I have a spacetime in 2-dimensions. x is the position and t is the time.
1) t is in nanoseconds and x in feet, so the straight lines may represent 2 opposite waves that overlap and move with the light's velocity. Is that correct ?
2) What's the meaning to say : we may determine the transformations of this 2d spacetime which preserve straight lines and preserve the speed of light ?
Thanks so much
Compare your setting to the one of Newtonian mechanics, where one works in $\mathbb{R}^4$ with one time and three space coordinates. How can you change your inertial frame of reference? Well, any change should preserve time intervals, spatial distance of simultaneous events and motions of free particles. It turns out that you can translate or rotate your frame of reference, and you can move it by constant velocity. This group of transformations is also known as Galilean transformations.
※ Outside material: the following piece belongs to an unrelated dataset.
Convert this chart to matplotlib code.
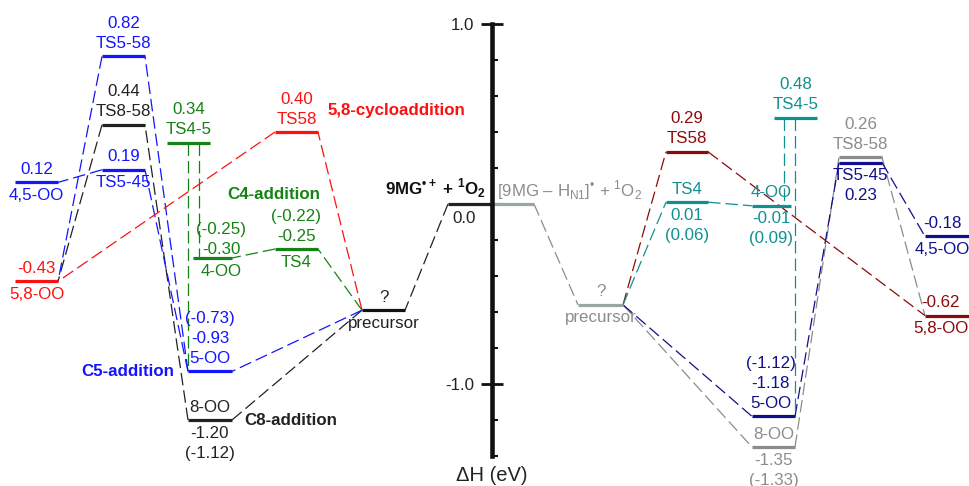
import matplotlib
matplotlib.use('Agg')
import matplotlib.pyplot as plt
from matplotlib.ticker import MultipleLocator

plt.rcParams['font.family'] = ['Liberation Sans', 'DejaVu Sans']
plt.rcParams['mathtext.fontset'] = 'custom'
plt.rcParams['mathtext.rm'] = 'Liberation Sans'
plt.rcParams['mathtext.bf'] = 'Liberation Sans:bold'
plt.rcParams['axes.unicode_minus'] = False

# ---- data: enthalpies (eV) relative to reactants ----
# 9MG.+ + 1O2 (left half)
cat_names = ['reactant', 'precursor', 'TS58', '5,8-OO', 'TS4', '4-OO', 'TS4-5',
             '5-OO', '8-OO', 'TS5-58', 'TS8-58', 'TS5-45', '4,5-OO']
cat_dH = [0.00, -0.59, 0.40, -0.43, -0.25, -0.30, 0.34,
          -0.93, -1.20, 0.82, 0.44, 0.19, 0.12]
cat_alt_names = ['TS4', '4-OO', '5-OO', '8-OO']
cat_alt_dH = [-0.22, -0.25, -0.73, -1.12]

# [9MG - HN1]. + 1O2 (right half)
rad_names = ['reactant', 'precursor', 'TS58', '5,8-OO', 'TS4', '4-OO', 'TS4-5',
             '5-OO', '8-OO', 'TS8-58', 'TS5-45', '4,5-OO']
rad_dH = [0.00, -0.56, 0.29, -0.62, 0.01, -0.01, 0.48,
          -1.18, -1.35, 0.26, 0.23, -0.18]
rad_alt_names = ['TS4', '4-OO', '5-OO', '8-OO']
rad_alt_dH = [0.06, 0.09, -1.12, -1.33]

# reaction pathways (sequence of levels)
cat_paths = [(['reactant', 'precursor', '8-OO', 'TS8-58', '5,8-OO'], 'k'),
             (['precursor', '5-OO', 'TS5-58', '5,8-OO'], 'b'),
             (['5-OO', 'TS5-45', '4,5-OO'], 'b'),
             (['precursor', 'TS58', '5,8-OO'], 'r'),
             (['precursor', 'TS4', '4-OO'], 'g')]
rad_paths = [(['reactant', 'precursor', '8-OO', 'TS8-58', '5,8-OO'], 'k'),
             (['precursor', '5-OO', 'TS5-45', '4,5-OO'], 'b'),
             (['precursor', 'TS58', '5,8-OO'], 'r'),
             (['precursor', 'TS4', '4-OO'], 'g')]

# ---- styling / layout ----
cat_col = {'k': '#222222', 'b': '#1414ff', 'r': '#ff1010', 'g': '#148214'}
rad_col = {'k': '#8c8c8c', 'b': '#10108c', 'r': '#8c0a0a', 'g': '#109090'}

# name: (x0, x1, colour key, above (top->bottom), below (top->bottom), dx, gap)
cat_layout = {
    'reactant': (448, 492, 'k', [], [], 0, 13),
    'precursor': (362, 405, 'k', ['?'], ['n'], 0, 13),
    'TS58': (275, 318, 'r', ['v', 'n'], [], 0, 13),
    '5,8-OO': (15, 58, 'r', ['v'], ['n'], 0, 13),
    'TS4': (275, 318, 'g', ['a', 'v'], ['n'], 0, 13),
    '4-OO': (193, 232, 'g', ['a', 'v'], ['n'], 9, 9),
    'TS4-5': (167, 210, 'g', ['v', 'n'], [], 0, 13),
    '5-OO': (188, 232, 'b', ['a', 'v', 'n'], [], 0, 13),
    '8-OO': (188, 232, 'k', ['n'], ['v', 'a'], 0, 13),
    'TS5-58': (102, 145, 'b', ['v', 'n'], [], 0, 13),
    'TS8-58': (102, 145, 'k', ['v', 'n'], [], 0, 13),
    'TS5-45': (102, 145, 'b', ['v'], ['n'], 0, 13),
    '4,5-OO': (15, 58, 'b', ['v'], ['n'], 0, 13),
}
rad_layout = {
    'reactant': (492, 534, 'k', [], [], 0, 13),
    'precursor': (578, 623, 'k', ['?'], ['n'], 0, 13),
    'TS58': (666, 708, 'r', ['v', 'n'], [], 0, 13),
    '5,8-OO': (925, 969, 'r', ['v'], ['n'], -6, 13),
    'TS4': (666, 708, 'g', ['n'], ['v', 'a'], 0, 13),
    '4-OO': (752, 791, 'g', ['n'], ['v', 'a'], 0, 13),
    'TS4-5': (774, 817, 'g', ['v', 'n'], [], 0, 13),
    '5-OO': (752, 795, 'b', ['a', 'v', 'n'], [], -3, 13),
    '8-OO': (752, 795, 'k', ['n'], ['v', 'a'], 0, 13),
    'TS8-58': (839, 882, 'k', ['v', 'n'], [], 0, 13),
    'TS5-45': (839, 882, 'b', [], ['n', 'v'], 0, 13),
    '4,5-OO': (925, 969, 'b', ['v'], ['n'], -5, 13),
}
# vertical connections from TS4-5 (x position, from, to, colour key)
cat_drops = [(188, 'TS4-5', '5-OO', 'g'), (199, 'TS4-5', '4-OO', 'g')]
rad_drops = [(784, 'TS4-5', '4-OO', 'g'), (795, 'TS4-5', '5-OO', 'g')]

PX = 1 / 180.0   # eV per pixel
FS = 12.2

fig = plt.figure(figsize=(9.69, 4.86), dpi=100)
ax = fig.add_axes([0, 0, 1, 1])
ax.set_xlim(0, 969)
ax.set_ylim(-282 * PX, 204 * PX)


def draw_half(names, dH, alt_names, alt_dH, layout, paths, drops, cols, special):
    E = dict(zip(names, dH))
    alt = dict(zip(alt_names, alt_dH))
    for path, ck in paths:
        for a, b in zip(path[:-1], path[1:]):
            la, lb = layout[a], layout[b]
            xs = [la[1], lb[0]] if la[1] <= lb[0] else [la[0], lb[1]]
            ax.plot(xs, [E[a], E[b]], color=cols[ck], lw=0.9,
                    dashes=(10, 4), zorder=1)
    for x, a, b, ck in drops:
        ax.plot([x, x], [E[a], E[b]], color=cols[ck], lw=0.9,
                dashes=(10, 4), zorder=1)
    for name in names:
        x0, x1, ck, above, below, dx, gap = layout[name]
        c = special.get(name, cols[ck])
        ax.plot([x0, x1], [E[name], E[name]], color=c, lw=2.3,
                solid_capstyle='butt', zorder=3)
        tc = cols[ck]

        def txt(k):
            if k == 'v':
                return '%.2f' % E[name]
            if k == 'a':
                return '(%.2f)' % alt[name]
            if k == 'n':
                return name
            return k
        xc = (x0 + x1) / 2 + dx
        for i, k in enumerate(above):
            off = gap + 20 * (len(above) - 1 - i)
            ax.text(xc, E[name] + off * PX, txt(k), color=tc, fontsize=FS,
                    ha='center', va='center')
        for i, k in enumerate(below):
            off = 13 + 20 * i
            ax.text(xc, E[name] - off * PX, txt(k), color=tc, fontsize=FS,
                    ha='center', va='center')


draw_half(cat_names, cat_dH, cat_alt_names, cat_alt_dH, cat_layout,
          cat_paths, cat_drops, cat_col, {'precursor': '#111111'})
draw_half(rad_names, rad_dH, rad_alt_names, rad_alt_dH, rad_layout,
          rad_paths, rad_drops, rad_col,
          {'precursor': '#98a6a6', 'reactant': '#98a6a6'})

# pathway titles
ax.text(396, 94 * PX, '5,8-cycloaddition', color=cat_col['r'], fontsize=FS,
        fontweight='bold', ha='center', va='center')
ax.text(274, 10 * PX, 'C4-addition', color=cat_col['g'], fontsize=FS,
        fontweight='bold', ha='center', va='center')
ax.text(128, -167 * PX, 'C5-addition', color=cat_col['b'], fontsize=FS,
        fontweight='bold', ha='center', va='center')
ax.text(291, -216 * PX, 'C8-addition', color=cat_col['k'], fontsize=FS,
        fontweight='bold', ha='center', va='center')
ax.text(486, 16 * PX, '9MG$^{\\mathbf{\u2022+}}$ + $^{\\mathbf{1}}$O$_{\\mathbf{2}}$',
        color='#111111', fontsize=FS, fontweight='bold', ha='right', va='center')
ax.text(497, 14 * PX, '[9MG \u2013 H$_{\\mathrm{N1}}$]$^{\u2022}$ + $^{1}$O$_{2}$',
        color='#8c8c8c', fontsize=FS, ha='left', va='center')

# energy axis
for s in ['top', 'right', 'bottom']:
    ax.spines[s].set_visible(False)
ax.spines['left'].set_position(('data', 492))
ax.spines['left'].set_bounds(-1.4, 1.0)
ax.spines['left'].set_linewidth(3.3)
ax.spines['left'].set_color('#111111')
ax.spines['left'].set_zorder(4)
ax.set_xticks([])
ax.set_yticks([-1.0, 1.0])
ax.set_yticklabels(['-1.0', '1.0'])
ax.yaxis.set_minor_locator(MultipleLocator(0.2))
ax.tick_params(axis='y', which='major', direction='inout', length=16, width=2,
               pad=5, labelsize=FS, color='#111111', labelcolor='#222222')
ax.tick_params(axis='y', which='minor', direction='in', length=4, width=1.5,
               color='#111111')
ax.patch.set_visible(False)
ax.text(476, -14 * PX, '0.0', fontsize=FS, color='#222222', ha='right', va='center')
ax.text(492, -271 * PX, '\u0394H (eV)', fontsize=14.5, color='#222222',
        ha='center', va='center')

fig.savefig('out.png', dpi=100)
Now, in special relativity you work within the $2$-dimensional Minkowski space, i.e. $\mathbb{R}^2$ with the "inner product" $(t,x) \cdot (t', x') := -t \cdot t' + x \cdot x'$. In general one would of course use $\mathbb{R}^4$, but let's just ignore that.
Now you do the same thing as in Newtonian mechanics: You think of properties that should stay the same when you change to another inertial frame of reference. You definitely want to preserve the light cone $-t^2 + x^2 = 0$, as this is basically the mathematical analogue of "the speed of light is constant". If you want to determine the group of transformations that preserves the light cone, it turns out that Galilean transformations are not suitable for this, but the Lorentz group (or Poincaré group) is!
A useful reference may be chapter 2.7 of "Peter Szekeres – A Course in Modern Mathematical Physics: Groups, Hilbert Space and Differential Geometry".